A Reuters report indicates that between 2015 and 2020, about US$11.5 billion was loaned to the region from wealthy nations in order to combat climate change. Those figures have been rising since that period but challenges persist in terms of ensuring the funds get to individuals who can make the most use of them. This is where the private sector and government engagement comes in. The Future of

Climate Finance

Quantifying the risks prevalent in the sector has also proven difficult. Although many scientists agree that climate change is a reality, concrete numbers and projections are still elusive. This makes it difficult for financial institutions and investors to properly assess risks.

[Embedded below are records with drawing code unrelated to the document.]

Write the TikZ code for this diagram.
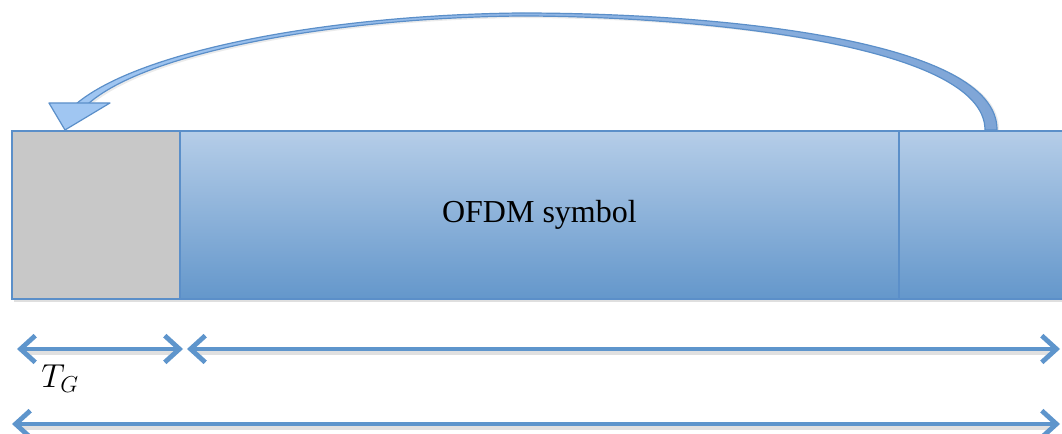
\documentclass[tikz,border=0pt]{standalone}
\usepackage{fontspec}
\setmainfont{Liberation Serif}
\usetikzlibrary{arrows.meta,shadows,calc}
\definecolor{bord}{HTML}{5B8FC9}
\definecolor{topb}{HTML}{B5CDE8}
\definecolor{botb}{HTML}{6497CB}
\definecolor{grayf}{HTML}{C8C8C8}
\definecolor{arr}{HTML}{5E95CC}
\definecolor{headf}{HTML}{A0C6F2}
\definecolor{bandf}{HTML}{7FA5D6}
\tikzset{
  blk/.style={draw=bord, line width=1.4pt, inner sep=0pt, anchor=north west,
    drop shadow={shadow xshift=1.5pt, shadow yshift=-2pt, opacity=0.25}},
  blueblk/.style={blk, top color=topb, bottom color=botb},
  grayblk/.style={blk, fill=grayf},
  dim/.style={draw=arr, line width=3.6pt, line cap=round,
    arrows={Straight Barb[length=11pt,width=20pt,line width=3.6pt]-Straight Barb[length=11pt,width=20pt,line width=3.6pt]}},
  dimshadow/.style={draw=black, opacity=0.12, line width=4pt},
  bandstyle/.style={draw=bord, line width=0.9pt, line join=round, left color=headf, right color=bandf},
  headstyle/.style={draw=bord, line width=0.9pt, line join=round, fill=headf}
}
\begin{document}
\begin{tikzpicture}[x=0.75pt,y=-0.75pt]
\useasboundingbox (0,0) rectangle (1062,434);
% blocks
\node[grayblk, minimum width=126pt, minimum height=126pt] (gi) at (11,130) {};
\node[blueblk, minimum width=539.25pt, minimum height=126pt, font=\fontsize{24}{28}\selectfont] (sym) at (179,130) {OFDM symbol};
\node[blueblk, minimum width=135pt, minimum height=126pt] (tail) at (898,130) {};
% curved arrow from tail back to guard interval
\coordinate (s1) at ($(tail.north west)+(87,0)$);
\coordinate (s2) at ($(tail.north west)+(99,0)$);
\coordinate (tip) at ($(gi.north west)+(54,0)$);
\fill[black, opacity=0.08] ($(s2)+(2,0)$) .. controls (1001,40) and (720,15) .. (522,15)
   .. controls (332,17) and (142,52) .. (79,106) -- (90,106)
   .. controls (147,55) and (332,20) .. (522,18) .. controls (700,18) and (987,45) .. ($(s1)+(2,0)$) -- cycle;
\path[bandstyle] (s2) .. controls (998,40) and (720,13) .. (520,13)
   .. controls (330,15) and (140,50) .. (76,104)
   -- (88,104)
   .. controls (145,53) and (330,18) .. (520,16)
   .. controls (700,16) and (985,45) .. (s1) -- cycle;
\path[headstyle] (49,103) -- (tip) -- (110,103) -- cycle;
% dimension arrows
\coordinate (a1) at (17,349);
\coordinate (a2) at (183,349);
\coordinate (b1) at (187,349);
\coordinate (b2) at (1060,349);
\coordinate (c1) at (12,424);
\coordinate (c2) at (1060,424);
\draw[dimshadow] ($(a1)+(8,3)$) -- ($(a2)+(-8,3)$);
\draw[dimshadow] ($(b1)+(8,3)$) -- ($(b2)+(-8,3)$);
\draw[dimshadow] ($(c1)+(8,3)$) -- ($(c2)+(-8,3)$);
\draw[dim] (a1) -- (a2);
\draw[dim] (b1) -- (b2);
\draw[dim] (c1) -- (c2);
\node[font=\fontsize{26}{30}\selectfont] (tg) at (60,379) {$T_G$};
\end{tikzpicture}
\end{document}
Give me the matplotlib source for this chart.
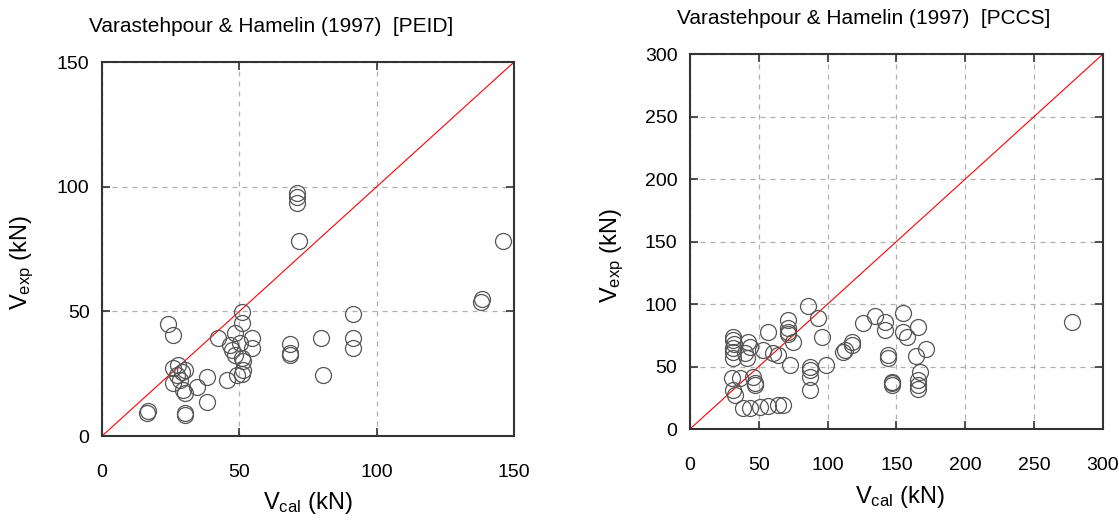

Moreover, the reluctance of other economic sectors to abandon activities that continually contribute to climate change has hampered financing efforts as nobody can be sure if they are solving anything anyway. 

“The key dilemma is not channelling the funds to African countries. The key dilemma is creating opportunities not leading to more droughts, more heating, because of the emerging climate risks so that we can start creating economic value for these actions,” said CIB Group CFO, Islam Zekry. 

“Having met capital allocators, fund managers, and banks, I can categorically say that we absolutely do not have a funding problem, what we have is an origination and structuring problem, and it is a serious gap,” Nairobi Securities Exchange (NSE) CEO Frank Mwiti said.

Mwiti also noted a policy gap, an area he says needs to be built to ensure sustainability interventions go in the right direction. “We also need local investors to underwrite the risks within the continent that are likely to impact their operations, foreign investors should only be reached to top up the investments,” he added.